→ **WHAT IS REQUIRED**: In the listing that follows, retype every line from the first through the one containing "const bTicks = [0, 0.2, 0.4, 0.6, 0.8, 1.0, 1.2, 1.4];". Pictures are to be left out.

#### RECORDED INFORMATION ####

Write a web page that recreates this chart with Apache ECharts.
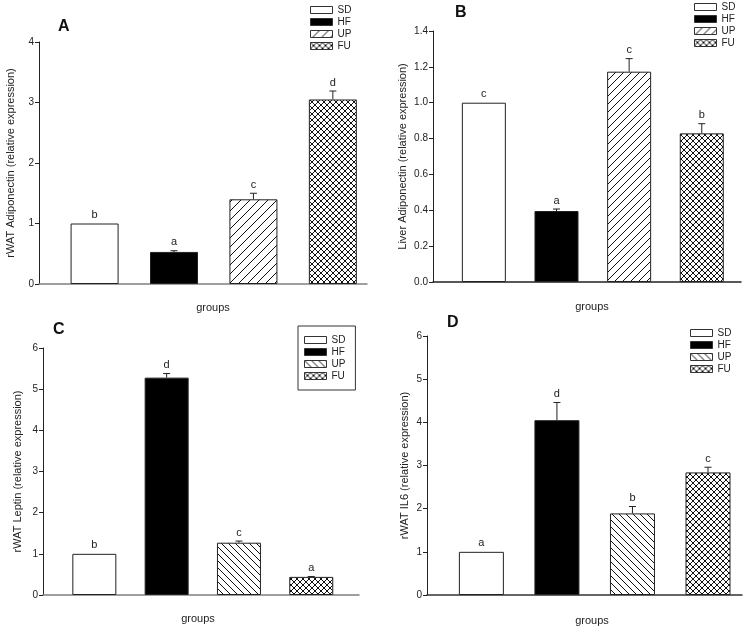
<!DOCTYPE html>
<html><head><meta charset="utf-8">
<script src="https://cdn.jsdelivr.net/npm/echarts@6/dist/echarts.min.js"></script>
<style>html,body{margin:0;padding:0;background:#fff}#c{width:748px;height:632px}</style>
</head><body><div id="c"></div>
<script>
const groups = ['SD', 'HF', 'UP', 'FU'];
const positions = [1, 2, 3, 4];

const aValues = [1.0, 0.53, 1.40, 3.05];
const aErrors = [0, 0.02, 0.10, 0.14];
const aLetters = ['b', 'a', 'c', 'd'];
const aTicks = [0, 1, 2, 3, 4];

const bValues = [1.0, 0.396, 1.173, 0.829];
const bErrors = [0, 0.011, 0.073, 0.054];
const bLetters = ['c', 'a', 'c', 'b'];
const bTicks = [0, 0.2, 0.4, 0.6, 0.8, 1.0, 1.2, 1.4];

const cValues = [1.0, 5.28, 1.27, 0.44];
const cErrors = [0, 0.10, 0.04, 0.01];
const cLetters = ['b', 'd', 'c', 'a'];
const cTicks = [0, 1, 2, 3, 4, 5, 6];

const dValues = [1.0, 4.05, 1.89, 2.84];
const dErrors = [0, 0.41, 0.16, 0.12];
const dLetters = ['a', 'd', 'b', 'c'];
const dTicks = [0, 1, 2, 3, 4, 5, 6];

const FONT = '"Liberation Sans", Arial, sans-serif';
const INK = '#222';

function makePattern(kind, s) {
  const c = document.createElement('canvas');
  c.width = s; c.height = s;
  const g = c.getContext('2d');
  g.fillStyle = '#fff'; g.fillRect(0, 0, s, s);
  g.strokeStyle = '#111'; g.lineWidth = 1;
  function fwd() { g.beginPath(); g.moveTo(-1, s + 1); g.lineTo(s + 1, -1); g.moveTo(-1, 1); g.lineTo(1, -1); g.moveTo(s - 1, s + 1); g.lineTo(s + 1, s - 1); g.stroke(); }
  function back() { g.beginPath(); g.moveTo(-1, -1); g.lineTo(s + 1, s + 1); g.moveTo(-1, s - 1); g.lineTo(1, s + 1); g.moveTo(s - 1, -1); g.lineTo(s + 1, 1); g.stroke(); }
  if (kind === 'fwd') fwd();
  else if (kind === 'back') back();
  else { fwd(); back(); }
  return { image: c, repeat: 'repeat' };
}

const panels = [
  { id: 'A', values: aValues, errors: aErrors, letters: aLetters, ticks: aTicks, up: 'fwd', upSize: 9,
    grid: { left: 39, top: 42, width: 328, height: 242 }, xmin: 0.3, xmax: 4.43, barWidth: 48,
    yName: 'rWAT Adiponectin (relative expression)', nameGap: 23, xAxisColor: '#808080', dec: 0,
    legend: { left: 308, top: 3 }, boxed: false },
  { id: 'B', values: bValues, errors: bErrors, letters: bLetters, ticks: bTicks, up: 'fwd', upSize: 8,
    grid: { left: 433, top: 31, width: 308, height: 251 }, xmin: 0.3, xmax: 4.54, barWidth: 44,
    yName: 'Liver Adiponectin (relative expression)', nameGap: 25, xAxisColor: '#222', dec: 1,
    legend: { left: 692, top: 0 }, boxed: false },
  { id: 'C', values: cValues, errors: cErrors, letters: cLetters, ticks: cTicks, up: 'back', upSize: 7,
    grid: { left: 43, top: 348, width: 316, height: 247 }, xmin: 0.29, xmax: 4.66, barWidth: 44,
    yName: 'rWAT Leptin (relative expression)', nameGap: 20, xAxisColor: '#808080', dec: 0,
    legend: { left: 298, top: 326 }, boxed: true },
  { id: 'D', values: dValues, errors: dErrors, letters: dLetters, ticks: dTicks, up: 'back', upSize: 7,
    grid: { left: 427, top: 336, width: 315, height: 259 }, xmin: 0.28, xmax: 4.45, barWidth: 45,
    yName: 'rWAT IL6 (relative expression)', nameGap: 17, xAxisColor: '#333', dec: 0,
    legend: { left: 688, top: 326 }, boxed: false }
];

const option = {
  animation: false,
  backgroundColor: '#fff',
  textStyle: { fontFamily: FONT },
  grid: [], xAxis: [], yAxis: [], series: [], legend: [], graphic: []
};

panels.forEach((p, k) => {
  option.grid.push(Object.assign({ containLabel: false }, p.grid));
  option.xAxis.push({
    type: 'value', gridIndex: k, min: p.xmin, max: p.xmax,
    axisLine: { show: true, onZero: false, lineStyle: { color: p.xAxisColor, width: 1.5 } },
    axisTick: { show: false }, axisLabel: { show: false }, splitLine: { show: false }
  });
  const tmax = p.ticks[p.ticks.length - 1];
  option.yAxis.push({
    type: 'value', gridIndex: k, min: p.ticks[0], max: tmax,
    interval: p.ticks[1] - p.ticks[0],
    name: p.yName, nameLocation: 'middle', nameGap: p.nameGap,
    nameTextStyle: { fontSize: 11, color: INK, fontFamily: FONT },
    axisLine: { show: true, lineStyle: { color: INK, width: 1 } },
    axisTick: { show: true, length: 4, lineStyle: { color: INK } },
    axisLabel: { fontSize: 10, color: INK, margin: 5, fontFamily: FONT,
      formatter: v => v.toFixed(p.dec) },
    splitLine: { show: false }
  });
  const fills = ['#ffffff', '#000000', makePattern(p.up, p.upSize), makePattern('cross', 6)];
  groups.forEach((g, i) => {
    option.series.push({
      type: 'bar', name: g + '_' + p.id, xAxisIndex: k, yAxisIndex: k,
      barWidth: p.barWidth, barGap: '-100%',
      data: [[positions[i], p.values[i]]],
      itemStyle: { color: fills[i], borderColor: '#222', borderWidth: 1 },
      emphasis: { disabled: true }
    });
  });
  option.series.push({
    type: 'custom', xAxisIndex: k, yAxisIndex: k, silent: true, z: 5,
    data: positions.map((x, i) => [x, p.values[i], p.errors[i]]),
    renderItem: (params, api) => {
      const x = api.value(0), v = api.value(1), e = api.value(2);
      const base = api.coord([x, v]);
      const top = api.coord([x, v + e]);
      const ch = [];
      if (e > 0) {
        ch.push({ type: 'line', shape: { x1: base[0], y1: base[1], x2: top[0], y2: top[1] }, style: { stroke: INK, lineWidth: 1 } });
        ch.push({ type: 'line', shape: { x1: top[0] - 3.5, y1: top[1], x2: top[0] + 3.5, y2: top[1] }, style: { stroke: INK, lineWidth: 1 } });
      }
      ch.push({ type: 'text', style: { text: p.letters[params.dataIndex], x: top[0], y: top[1] - 3,
        align: 'center', verticalAlign: 'bottom', font: '11px ' + FONT, fill: INK } });
      return { type: 'group', children: ch };
    }
  });
  const lg = {
    left: p.legend.left, top: p.legend.top, orient: 'vertical',
    data: groups.map(g => g + '_' + p.id),
    formatter: n => n.split('_')[0],
    icon: 'rect', itemWidth: 22, itemHeight: 7, itemGap: 2,
    itemStyle: { borderWidth: 1, borderColor: '#333' },
    textStyle: { fontSize: 10, color: INK, fontFamily: FONT },
    selectedMode: false
  };
  if (p.boxed) {
    lg.borderColor = '#333'; lg.borderWidth = 1; lg.padding = [9, 10, 9, 6];
  } else {
    lg.padding = [2, 2, 2, 2];
  }
  option.legend.push(lg);
});

const labels = [
  { t: 'A', x: 64, y: 28 }, { t: 'B', x: 461, y: 14 }, { t: 'C', x: 59, y: 331 }, { t: 'D', x: 453, y: 324 }
];
labels.forEach(l => option.graphic.push({ type: 'text', left: l.x - 6, top: l.y - 9,
  style: { text: l.t, font: 'bold 16px ' + FONT, fill: '#111' } }));
const gl = [{ x: 213, y: 308 }, { x: 592, y: 307 }, { x: 198, y: 619 }, { x: 592, y: 621 }];
gl.forEach(l => option.graphic.push({ type: 'text', x: l.x, y: l.y,
  style: { text: 'groups', font: '11px ' + FONT, fill: INK, textAlign: 'center', textVerticalAlign: 'middle' } }));

const chart = echarts.init(document.getElementById('c'), null, { renderer: 'canvas' });
chart.setOption(option);
</script></body></html>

####

→ **SOLUTION FOR THIS PROBLEM**:
Write a web page that recreates this chart with Apache ECharts.
<!DOCTYPE html>
<html><head><meta charset="utf-8">
<script src="https://cdn.jsdelivr.net/npm/echarts@6/dist/echarts.min.js"></script>
<style>html,body{margin:0;padding:0;background:#fff}#c{width:748px;height:632px}</style>
</head><body><div id="c"></div>
<script>
const groups = ['SD', 'HF', 'UP', 'FU'];
const positions = [1, 2, 3, 4];

const aValues = [1.0, 0.53, 1.40, 3.05];
const aErrors = [0, 0.02, 0.10, 0.14];
const aLetters = ['b', 'a', 'c', 'd'];
const aTicks = [0, 1, 2, 3, 4];

const bValues = [1.0, 0.396, 1.173, 0.829];
const bErrors = [0, 0.011, 0.073, 0.054];
const bLetters = ['c', 'a', 'c', 'b'];
const bTicks = [0, 0.2, 0.4, 0.6, 0.8, 1.0, 1.2, 1.4];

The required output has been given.